Short problem:
Write out the records word for word, with no pictures.
[Begin Provided records]
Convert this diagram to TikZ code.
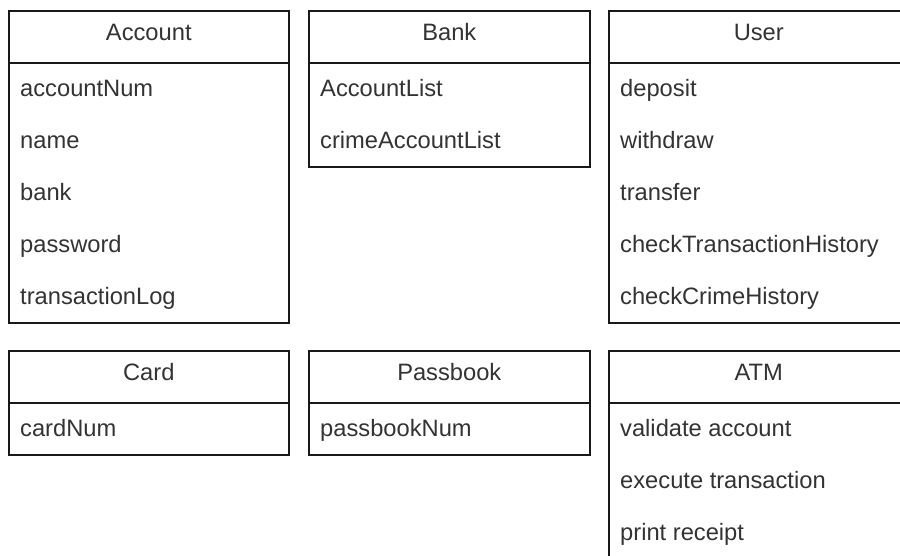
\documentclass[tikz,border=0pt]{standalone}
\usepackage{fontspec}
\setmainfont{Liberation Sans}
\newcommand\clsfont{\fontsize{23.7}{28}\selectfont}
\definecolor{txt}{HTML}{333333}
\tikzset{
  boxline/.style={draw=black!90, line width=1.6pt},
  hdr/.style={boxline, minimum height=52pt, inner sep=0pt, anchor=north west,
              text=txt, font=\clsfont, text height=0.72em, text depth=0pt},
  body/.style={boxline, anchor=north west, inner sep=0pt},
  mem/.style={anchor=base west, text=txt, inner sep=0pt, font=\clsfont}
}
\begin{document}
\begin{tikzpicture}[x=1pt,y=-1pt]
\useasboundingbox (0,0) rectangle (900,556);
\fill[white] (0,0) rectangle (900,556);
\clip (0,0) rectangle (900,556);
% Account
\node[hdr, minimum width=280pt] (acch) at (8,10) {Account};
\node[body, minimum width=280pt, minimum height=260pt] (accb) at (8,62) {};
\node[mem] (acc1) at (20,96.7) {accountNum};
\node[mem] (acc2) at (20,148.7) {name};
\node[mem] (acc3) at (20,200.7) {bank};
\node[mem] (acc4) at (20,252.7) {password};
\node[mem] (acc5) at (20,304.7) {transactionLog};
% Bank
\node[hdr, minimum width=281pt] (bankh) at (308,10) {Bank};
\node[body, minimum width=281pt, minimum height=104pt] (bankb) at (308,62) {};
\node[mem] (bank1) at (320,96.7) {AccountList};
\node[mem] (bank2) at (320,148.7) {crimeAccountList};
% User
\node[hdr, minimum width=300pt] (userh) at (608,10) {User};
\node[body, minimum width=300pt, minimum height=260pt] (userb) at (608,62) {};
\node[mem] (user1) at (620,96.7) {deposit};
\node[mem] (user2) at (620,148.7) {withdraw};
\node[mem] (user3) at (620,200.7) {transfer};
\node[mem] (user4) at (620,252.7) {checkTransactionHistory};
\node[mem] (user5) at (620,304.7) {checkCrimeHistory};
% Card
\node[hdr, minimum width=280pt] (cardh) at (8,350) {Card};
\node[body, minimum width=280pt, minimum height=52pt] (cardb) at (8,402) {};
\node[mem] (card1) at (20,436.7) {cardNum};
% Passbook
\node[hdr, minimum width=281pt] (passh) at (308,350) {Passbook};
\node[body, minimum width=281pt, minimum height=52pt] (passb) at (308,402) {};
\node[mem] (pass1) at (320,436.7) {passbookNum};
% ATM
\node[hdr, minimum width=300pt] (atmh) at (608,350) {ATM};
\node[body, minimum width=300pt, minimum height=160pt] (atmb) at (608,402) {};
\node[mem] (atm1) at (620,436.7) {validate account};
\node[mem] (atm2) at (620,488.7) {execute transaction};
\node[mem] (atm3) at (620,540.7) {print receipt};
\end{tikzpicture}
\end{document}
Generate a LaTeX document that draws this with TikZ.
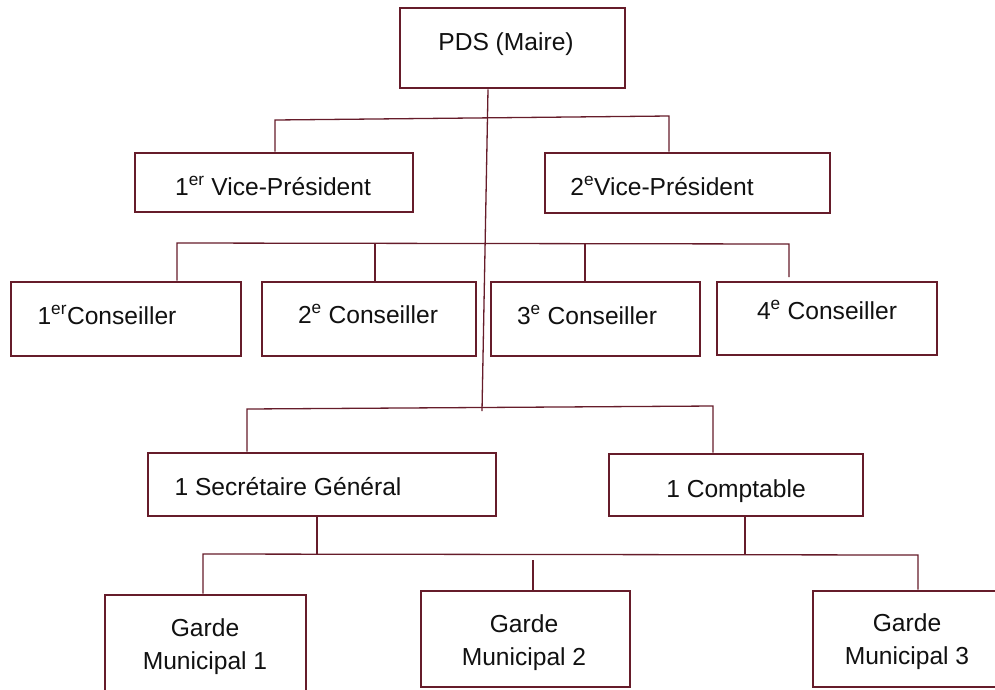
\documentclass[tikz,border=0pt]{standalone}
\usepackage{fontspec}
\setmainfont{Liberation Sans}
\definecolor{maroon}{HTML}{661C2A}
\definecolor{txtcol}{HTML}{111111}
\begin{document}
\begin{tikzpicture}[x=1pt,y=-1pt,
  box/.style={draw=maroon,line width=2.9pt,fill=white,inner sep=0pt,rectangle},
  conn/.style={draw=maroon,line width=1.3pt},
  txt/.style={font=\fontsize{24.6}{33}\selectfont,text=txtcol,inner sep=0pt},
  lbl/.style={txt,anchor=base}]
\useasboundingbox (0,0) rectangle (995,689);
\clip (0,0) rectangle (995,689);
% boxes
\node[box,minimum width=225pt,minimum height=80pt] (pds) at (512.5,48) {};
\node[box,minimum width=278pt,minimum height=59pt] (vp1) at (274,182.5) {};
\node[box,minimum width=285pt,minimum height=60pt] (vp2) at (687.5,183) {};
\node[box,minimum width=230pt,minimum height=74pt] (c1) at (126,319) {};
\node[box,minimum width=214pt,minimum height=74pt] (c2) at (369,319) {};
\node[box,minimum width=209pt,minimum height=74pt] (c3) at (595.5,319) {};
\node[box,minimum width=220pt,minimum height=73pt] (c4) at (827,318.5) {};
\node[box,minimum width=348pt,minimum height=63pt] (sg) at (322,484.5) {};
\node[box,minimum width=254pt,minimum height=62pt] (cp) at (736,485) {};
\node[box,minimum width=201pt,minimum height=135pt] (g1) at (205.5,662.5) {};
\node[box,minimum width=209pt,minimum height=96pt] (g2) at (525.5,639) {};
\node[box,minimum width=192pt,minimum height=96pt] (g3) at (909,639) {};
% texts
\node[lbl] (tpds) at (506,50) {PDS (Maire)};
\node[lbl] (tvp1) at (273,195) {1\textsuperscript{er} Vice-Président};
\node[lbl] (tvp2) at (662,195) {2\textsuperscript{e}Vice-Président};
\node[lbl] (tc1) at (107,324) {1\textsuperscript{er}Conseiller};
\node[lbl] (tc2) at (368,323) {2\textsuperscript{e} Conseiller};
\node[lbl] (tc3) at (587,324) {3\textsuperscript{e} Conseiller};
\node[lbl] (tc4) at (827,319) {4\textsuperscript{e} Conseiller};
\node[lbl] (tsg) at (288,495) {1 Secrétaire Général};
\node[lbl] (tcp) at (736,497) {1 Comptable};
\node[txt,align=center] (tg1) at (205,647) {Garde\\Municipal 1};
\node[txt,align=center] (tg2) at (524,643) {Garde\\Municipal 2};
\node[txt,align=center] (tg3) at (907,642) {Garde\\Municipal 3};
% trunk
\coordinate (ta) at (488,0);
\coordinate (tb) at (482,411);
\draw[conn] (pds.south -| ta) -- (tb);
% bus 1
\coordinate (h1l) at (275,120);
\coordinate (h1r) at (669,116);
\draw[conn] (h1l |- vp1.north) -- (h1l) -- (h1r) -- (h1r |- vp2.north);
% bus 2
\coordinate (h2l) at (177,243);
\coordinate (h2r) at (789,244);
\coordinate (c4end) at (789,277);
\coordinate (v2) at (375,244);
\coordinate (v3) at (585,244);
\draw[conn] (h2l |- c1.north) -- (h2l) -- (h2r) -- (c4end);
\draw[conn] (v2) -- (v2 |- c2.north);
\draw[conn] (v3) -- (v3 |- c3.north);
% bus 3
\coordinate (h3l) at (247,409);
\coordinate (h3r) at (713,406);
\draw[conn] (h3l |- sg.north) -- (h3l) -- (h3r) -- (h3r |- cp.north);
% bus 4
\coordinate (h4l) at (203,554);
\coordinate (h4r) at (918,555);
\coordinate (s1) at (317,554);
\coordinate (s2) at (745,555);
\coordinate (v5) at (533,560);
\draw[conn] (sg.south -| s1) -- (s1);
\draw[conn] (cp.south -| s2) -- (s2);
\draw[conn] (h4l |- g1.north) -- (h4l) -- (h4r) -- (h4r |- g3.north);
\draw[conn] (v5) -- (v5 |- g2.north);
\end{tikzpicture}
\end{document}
[End Provided records]
Completed task:
Convert this diagram to TikZ code.
\documentclass[tikz,border=0pt]{standalone}
\usepackage{fontspec}
\setmainfont{Liberation Sans}
\newcommand\clsfont{\fontsize{23.7}{28}\selectfont}
\definecolor{txt}{HTML}{333333}
\tikzset{
  boxline/.style={draw=black!90, line width=1.6pt},
  hdr/.style={boxline, minimum height=52pt, inner sep=0pt, anchor=north west,
              text=txt, font=\clsfont, text height=0.72em, text depth=0pt},
  body/.style={boxline, anchor=north west, inner sep=0pt},
  mem/.style={anchor=base west, text=txt, inner sep=0pt, font=\clsfont}
}
\begin{document}
\begin{tikzpicture}[x=1pt,y=-1pt]
\useasboundingbox (0,0) rectangle (900,556);
\fill[white] (0,0) rectangle (900,556);
\clip (0,0) rectangle (900,556);
% Account
\node[hdr, minimum width=280pt] (acch) at (8,10) {Account};
\node[body, minimum width=280pt, minimum height=260pt] (accb) at (8,62) {};
\node[mem] (acc1) at (20,96.7) {accountNum};
\node[mem] (acc2) at (20,148.7) {name};
\node[mem] (acc3) at (20,200.7) {bank};
\node[mem] (acc4) at (20,252.7) {password};
\node[mem] (acc5) at (20,304.7) {transactionLog};
% Bank
\node[hdr, minimum width=281pt] (bankh) at (308,10) {Bank};
\node[body, minimum width=281pt, minimum height=104pt] (bankb) at (308,62) {};
\node[mem] (bank1) at (320,96.7) {AccountList};
\node[mem] (bank2) at (320,148.7) {crimeAccountList};
% User
\node[hdr, minimum width=300pt] (userh) at (608,10) {User};
\node[body, minimum width=300pt, minimum height=260pt] (userb) at (608,62) {};
\node[mem] (user1) at (620,96.7) {deposit};
\node[mem] (user2) at (620,148.7) {withdraw};
\node[mem] (user3) at (620,200.7) {transfer};
\node[mem] (user4) at (620,252.7) {checkTransactionHistory};
\node[mem] (user5) at (620,304.7) {checkCrimeHistory};
% Card
\node[hdr, minimum width=280pt] (cardh) at (8,350) {Card};
\node[body, minimum width=280pt, minimum height=52pt] (cardb) at (8,402) {};
\node[mem] (card1) at (20,436.7) {cardNum};
% Passbook
\node[hdr, minimum width=281pt] (passh) at (308,350) {Passbook};
\node[body, minimum width=281pt, minimum height=52pt] (passb) at (308,402) {};
\node[mem] (pass1) at (320,436.7) {passbookNum};
% ATM
\node[hdr, minimum width=300pt] (atmh) at (608,350) {ATM};
\node[body, minimum width=300pt, minimum height=160pt] (atmb) at (608,402) {};
\node[mem] (atm1) at (620,436.7) {validate account};
\node[mem] (atm2) at (620,488.7) {execute transaction};
\node[mem] (atm3) at (620,540.7) {print receipt};
\end{tikzpicture}
\end{document}
Generate a LaTeX document that draws this with TikZ.
\documentclass[tikz,border=0pt]{standalone}
\usepackage{fontspec}
\setmainfont{Liberation Sans}
\definecolor{maroon}{HTML}{661C2A}
\definecolor{txtcol}{HTML}{111111}
\begin{document}
\begin{tikzpicture}[x=1pt,y=-1pt,
  box/.style={draw=maroon,line width=2.9pt,fill=white,inner sep=0pt,rectangle},
  conn/.style={draw=maroon,line width=1.3pt},
  txt/.style={font=\fontsize{24.6}{33}\selectfont,text=txtcol,inner sep=0pt},
  lbl/.style={txt,anchor=base}]
\useasboundingbox (0,0) rectangle (995,689);
\clip (0,0) rectangle (995,689);
% boxes
\node[box,minimum width=225pt,minimum height=80pt] (pds) at (512.5,48) {};
\node[box,minimum width=278pt,minimum height=59pt] (vp1) at (274,182.5) {};
\node[box,minimum width=285pt,minimum height=60pt] (vp2) at (687.5,183) {};
\node[box,minimum width=230pt,minimum height=74pt] (c1) at (126,319) {};
\node[box,minimum width=214pt,minimum height=74pt] (c2) at (369,319) {};
\node[box,minimum width=209pt,minimum height=74pt] (c3) at (595.5,319) {};
\node[box,minimum width=220pt,minimum height=73pt] (c4) at (827,318.5) {};
\node[box,minimum width=348pt,minimum height=63pt] (sg) at (322,484.5) {};
\node[box,minimum width=254pt,minimum height=62pt] (cp) at (736,485) {};
\node[box,minimum width=201pt,minimum height=135pt] (g1) at (205.5,662.5) {};
\node[box,minimum width=209pt,minimum height=96pt] (g2) at (525.5,639) {};
\node[box,minimum width=192pt,minimum height=96pt] (g3) at (909,639) {};
% texts
\node[lbl] (tpds) at (506,50) {PDS (Maire)};
\node[lbl] (tvp1) at (273,195) {1\textsuperscript{er} Vice-Président};
\node[lbl] (tvp2) at (662,195) {2\textsuperscript{e}Vice-Président};
\node[lbl] (tc1) at (107,324) {1\textsuperscript{er}Conseiller};
\node[lbl] (tc2) at (368,323) {2\textsuperscript{e} Conseiller};
\node[lbl] (tc3) at (587,324) {3\textsuperscript{e} Conseiller};
\node[lbl] (tc4) at (827,319) {4\textsuperscript{e} Conseiller};
\node[lbl] (tsg) at (288,495) {1 Secrétaire Général};
\node[lbl] (tcp) at (736,497) {1 Comptable};
\node[txt,align=center] (tg1) at (205,647) {Garde\\Municipal 1};
\node[txt,align=center] (tg2) at (524,643) {Garde\\Municipal 2};
\node[txt,align=center] (tg3) at (907,642) {Garde\\Municipal 3};
% trunk
\coordinate (ta) at (488,0);
\coordinate (tb) at (482,411);
\draw[conn] (pds.south -| ta) -- (tb);
% bus 1
\coordinate (h1l) at (275,120);
\coordinate (h1r) at (669,116);
\draw[conn] (h1l |- vp1.north) -- (h1l) -- (h1r) -- (h1r |- vp2.north);
% bus 2
\coordinate (h2l) at (177,243);
\coordinate (h2r) at (789,244);
\coordinate (c4end) at (789,277);
\coordinate (v2) at (375,244);
\coordinate (v3) at (585,244);
\draw[conn] (h2l |- c1.north) -- (h2l) -- (h2r) -- (c4end);
\draw[conn] (v2) -- (v2 |- c2.north);
\draw[conn] (v3) -- (v3 |- c3.north);
% bus 3
\coordinate (h3l) at (247,409);
\coordinate (h3r) at (713,406);
\draw[conn] (h3l |- sg.north) -- (h3l) -- (h3r) -- (h3r |- cp.north);
% bus 4
\coordinate (h4l) at (203,554);
\coordinate (h4r) at (918,555);
\coordinate (s1) at (317,554);
\coordinate (s2) at (745,555);
\coordinate (v5) at (533,560);
\draw[conn] (sg.south -| s1) -- (s1);
\draw[conn] (cp.south -| s2) -- (s2);
\draw[conn] (h4l |- g1.north) -- (h4l) -- (h4r) -- (h4r |- g3.north);
\draw[conn] (v5) -- (v5 |- g2.north);
\end{tikzpicture}
\end{document}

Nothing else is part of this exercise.